If he could talk to us—if he had talked to us—he would know that we are not irresponsible, that we establish our responsibilities for ourselves, seriously, painfully often.

And the same thing is true of our national will, which Solzhenitsyn talked to us about at Harvard on that June day in the cool rain. We have lost it, he told us, as though he had questioned us and knew our minds. But he had not questioned us and he did not know our minds. It is less than 40 years since the Second World War faced us with an issue which would have torn us apart had we not been free and so answerable to ourselves and to each other. We resolved that issue. We reached an agreement with each other about what we had to do. We did it. We reached the highest point in our history. And we have not changed. We have not changed in that one generation and will not change in another or another.

If Solzhenitsyn had talked to us—to a few of his neighbors in that village in Vermont—three or four of those who respect and admire him throughout the country—he would not have spoken those sentences at Harvard. He would have learned that we know who we are and what we have to become. He would have learned that we have not lost our will as a people —that it is precisely our will as a people which makes us true believers in that human spirit for which he means to speak.

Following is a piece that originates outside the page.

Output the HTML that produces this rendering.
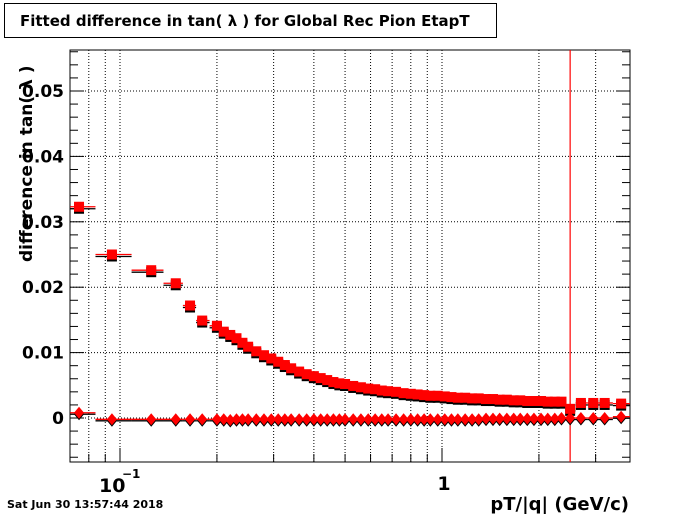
<!DOCTYPE html>
<html><head><meta charset="utf-8"><style>
body{margin:0;background:#fff;width:700px;height:514px;overflow:hidden;font-family:"DejaVu Sans","Liberation Sans",sans-serif}
svg text{font-family:"DejaVu Sans","Liberation Sans",sans-serif;font-weight:bold}
</style></head><body>
<svg id="c" width="700" height="514" xmlns="http://www.w3.org/2000/svg">
<rect x="0" y="0" width="700" height="514" fill="#fff"/>
<g><rect x="4.5" y="3.5" width="492" height="34" fill="#fff" stroke="#000"/>
<text x="20" y="26" font-size="15">Fitted difference in tan( λ ) for Global Rec Pion EtapT</text></g>
<g id="grid"></g><g id="axes"></g><g id="marks"></g>
<text transform="translate(32,262) rotate(-90)" font-size="17">difference in tan( λ )</text>
<text x="629" y="510" font-size="18" text-anchor="end">pT/|q| (GeV/c)</text>
<text x="7" y="508" font-size="11">Sat Jun 30 13:57:44 2018</text>
</svg>
<script>
const pT=[0.0746,0.0944,0.125,0.149,0.165,0.180,0.200,0.21,0.22,0.23,0.24,0.25,0.265,0.28,0.295,0.31,0.325,0.34,0.36,0.38,0.40,0.42,0.44,0.46,0.48,0.50,0.53,0.56,0.59,0.62,0.65,0.68,0.72,0.76,0.80,0.84,0.88,0.92,0.97,1.02,1.07,1.12,1.18,1.24,1.30,1.37,1.44,1.51,1.59,1.67,1.75,1.84,1.93,2.03,2.13,2.24,2.35,2.5,2.7,2.95,3.2,3.6];
const meanVals=[0.0323,0.0250,0.0226,0.0206,0.0172,0.0149,0.0141,0.0132,0.0127,0.0122,0.0115,0.0109,0.0102,0.0096,0.0091,0.0086,0.0081,0.0076,0.0071,0.0067,0.0064,0.0061,0.0058,0.0055,0.0053,0.0052,0.0049,0.0047,0.0045,0.0044,0.0042,0.0041,0.0040,0.0038,0.0037,0.0036,0.0035,0.0034,0.0034,0.0033,0.0032,0.0031,0.0031,0.0030,0.0030,0.0029,0.0029,0.0028,0.0028,0.0027,0.0027,0.0026,0.0026,0.0026,0.0025,0.0025,0.0025,0.0014,0.0023,0.0023,0.0023,0.0022];
const offVals=[0.0008,-0.0002,-0.0002,-0.0002,-0.0002,-0.0002,-0.0002,-0.0002,-0.0003,-0.0002,-0.0002,-0.0002,-0.0002,-0.0002,-0.0002,-0.0002,-0.0002,-0.0002,-0.0002,-0.0002,-0.0002,-0.0002,-0.0002,-0.0002,-0.0002,-0.0002,-0.0002,-0.0002,-0.0002,-0.0002,-0.0002,-0.0002,-0.0002,-0.0002,-0.0002,-0.0002,-0.0002,-0.0002,-0.0002,-0.0002,-0.0002,-0.0002,-0.0002,-0.0002,-0.0002,-0.0001,-0.0001,-0.0001,-0.0001,-0.0001,-0.0001,-0.0001,-0.0001,-0.0001,-0.0001,-0.0001,0.0000,0.0000,0.0000,0.0000,0.0000,0.0002];
const yTicks=[0,0.01,0.02,0.03,0.04,0.05];
const yTickLabels=["0","0.01","0.02","0.03","0.04","0.05"];
const xGrid=[0.08,0.09,0.1,0.2,0.3,0.4,0.5,0.6,0.7,0.8,0.9,1,2,3];
const cutLine=2.5;
const L=70,R=630,T=50,B=462;
const X=v=>442+322*Math.log10(v);
const Y=v=>418-v*6540;
const NS="http://www.w3.org/2000/svg";
function mk(tag,attrs,parent){const e=document.createElementNS(NS,tag);for(const k in attrs)e.setAttribute(k,attrs[k]);parent.appendChild(e);return e;}
const grid=document.getElementById('grid'),axes=document.getElementById('axes'),marks=document.getElementById('marks');
xGrid.forEach(v=>{const l=mk('line',{x1:X(v),x2:X(v),y1:T,y2:B,stroke:'#000','stroke-width':1,'stroke-dasharray':'1,2'},grid);


const t=mk('line',{x1:X(v),x2:X(v),y1:B,y2:B-(v===0.1||v===1?14:8),stroke:'#000'},axes);

});
yTicks.forEach((v,i)=>{const l=mk('line',{x1:L,x2:R,y1:Y(v),y2:Y(v),stroke:'#000','stroke-width':1,'stroke-dasharray':'1,2'},grid);


const t=mk('text',{x:64,y:Y(v)+6,'font-size':17,'text-anchor':'end'},axes);t.textContent=yTickLabels[i];

});
for(let k=-3;k<=28;k++){const v=k*0.002;const y=Y(v);if(y<T||y>B)continue;const big=k%5===0;
mk('line',{x1:L,x2:L+(big?14:8),y1:y,y2:y,stroke:'#000'},axes);mk('line',{x1:R,x2:R-(big?14:8),y1:y,y2:y,stroke:'#000'},axes);}
const fr=mk('rect',{x:L,y:T,width:R-L,height:B-T,fill:'none',stroke:'#000'},axes);


const xl1=mk('text',{x:99,y:492,'font-size':19},axes);xl1.textContent='10';


const xl1e=mk('text',{x:122,y:478,'font-size':12},axes);xl1e.textContent='−1';


const xl2=mk('text',{x:X(1)+2,y:490,'font-size':19,'text-anchor':'middle'},axes);xl2.textContent='1';


const cl=mk('line',{x1:X(cutLine),x2:X(cutLine),y1:T,y2:B,stroke:'#f00','stroke-width':1.2},marks);


function edges(i){const lo=i===0?0.07:Math.sqrt(pT[i-1]*pT[i]);const hi=i===pT.length-1?3.84:Math.sqrt(pT[i]*pT[i+1]);return [X(lo),Math.min(X(hi),R)];}
function series(vals,shape,color,dy,name){vals.forEach((v,i)=>{const x=X(pT[i]),y=Y(v)+dy;const [a,b]=edges(i);
const l=mk('line',{x1:a,x2:b,y1:y,y2:y,stroke:color,'stroke-width':1.3},marks);


let m;if(shape==='sq')m=mk('rect',{x:x-5,y:y-5,width:10,height:10,fill:color},marks);
else m=mk('polygon',{points:`${x},${y-6} ${x+5},${y} ${x},${y+6} ${x-5},${y}`,fill:color},marks);

});}
series(meanVals,'sq','#000',2,'black-mean');
series(offVals,'di','#000',1.5,'black-offset');
series(meanVals,'sq','#f00',0,'red-mean');
series(offVals,'di','#f00',0,'red-offset');
</script>
</body></html>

Daniel J. Boorstin: The Courage to Doubt

Now Librarian of Congress, Boorstin wrote the Pulitzer-prize-winning The Americans and the more recent The Republic of Technology.

We are lucky to be able to provide Solzhenitsyn a platform for his dyspeptic comments on us. George Bernard Shaw, who endeared himself to Americans by the pungency of his contempt, gave away the secret: "To rouse their eager interest, their distinguished consideration and their undying devotion, all that is necessary is to hold them up to the ridicule of the rest of the universe."

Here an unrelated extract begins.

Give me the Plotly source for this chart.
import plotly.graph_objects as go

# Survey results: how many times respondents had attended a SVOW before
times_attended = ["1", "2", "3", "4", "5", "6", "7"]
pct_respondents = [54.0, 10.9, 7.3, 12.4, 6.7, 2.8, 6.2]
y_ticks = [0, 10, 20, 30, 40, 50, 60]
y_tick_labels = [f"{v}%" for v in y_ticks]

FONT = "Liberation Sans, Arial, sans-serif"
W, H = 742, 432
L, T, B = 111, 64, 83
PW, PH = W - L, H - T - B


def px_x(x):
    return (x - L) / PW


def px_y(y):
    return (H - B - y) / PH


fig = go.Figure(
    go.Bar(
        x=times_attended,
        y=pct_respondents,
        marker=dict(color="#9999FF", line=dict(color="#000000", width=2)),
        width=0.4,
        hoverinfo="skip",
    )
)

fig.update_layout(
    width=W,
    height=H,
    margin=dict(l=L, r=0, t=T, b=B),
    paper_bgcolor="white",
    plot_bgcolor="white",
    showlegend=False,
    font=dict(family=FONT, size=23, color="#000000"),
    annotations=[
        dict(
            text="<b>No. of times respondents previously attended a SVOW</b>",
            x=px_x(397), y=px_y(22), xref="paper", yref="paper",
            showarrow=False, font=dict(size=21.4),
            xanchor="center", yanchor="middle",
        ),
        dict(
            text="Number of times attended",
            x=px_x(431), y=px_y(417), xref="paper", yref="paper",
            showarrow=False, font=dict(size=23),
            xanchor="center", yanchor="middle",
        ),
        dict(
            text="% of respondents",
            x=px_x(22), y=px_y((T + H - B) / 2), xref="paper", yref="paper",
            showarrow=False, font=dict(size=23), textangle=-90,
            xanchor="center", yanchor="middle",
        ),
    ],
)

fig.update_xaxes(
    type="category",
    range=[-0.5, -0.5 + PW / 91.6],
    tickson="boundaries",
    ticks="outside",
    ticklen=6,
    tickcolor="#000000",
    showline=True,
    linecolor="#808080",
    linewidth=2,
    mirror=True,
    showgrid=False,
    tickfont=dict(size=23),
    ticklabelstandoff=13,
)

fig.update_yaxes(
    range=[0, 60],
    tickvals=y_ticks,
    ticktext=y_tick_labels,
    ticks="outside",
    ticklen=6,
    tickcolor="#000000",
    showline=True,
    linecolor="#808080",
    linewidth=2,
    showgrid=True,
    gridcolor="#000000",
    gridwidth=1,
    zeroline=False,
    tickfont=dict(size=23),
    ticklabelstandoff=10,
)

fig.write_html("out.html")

The quickie sociologist is apt to tell us more of his own problems than of ours. Since Solzhenitsyn's life has been unhappily shaped by hard distinctions and persecuting dogma, he is understandably tempted to overvalue those weapons. He has become his own kind of hard dogmatist. He has brought with him the crusade that has cursed the older world. He seeks unity, virtue, morality, uniformity, dignity and — above all — "the right not to know." But these have very little to do with the mixed virtues — the virtues of compromise, decency, self-doubt, experiment — the meandering quest for community that has tantalized our American world of second chances.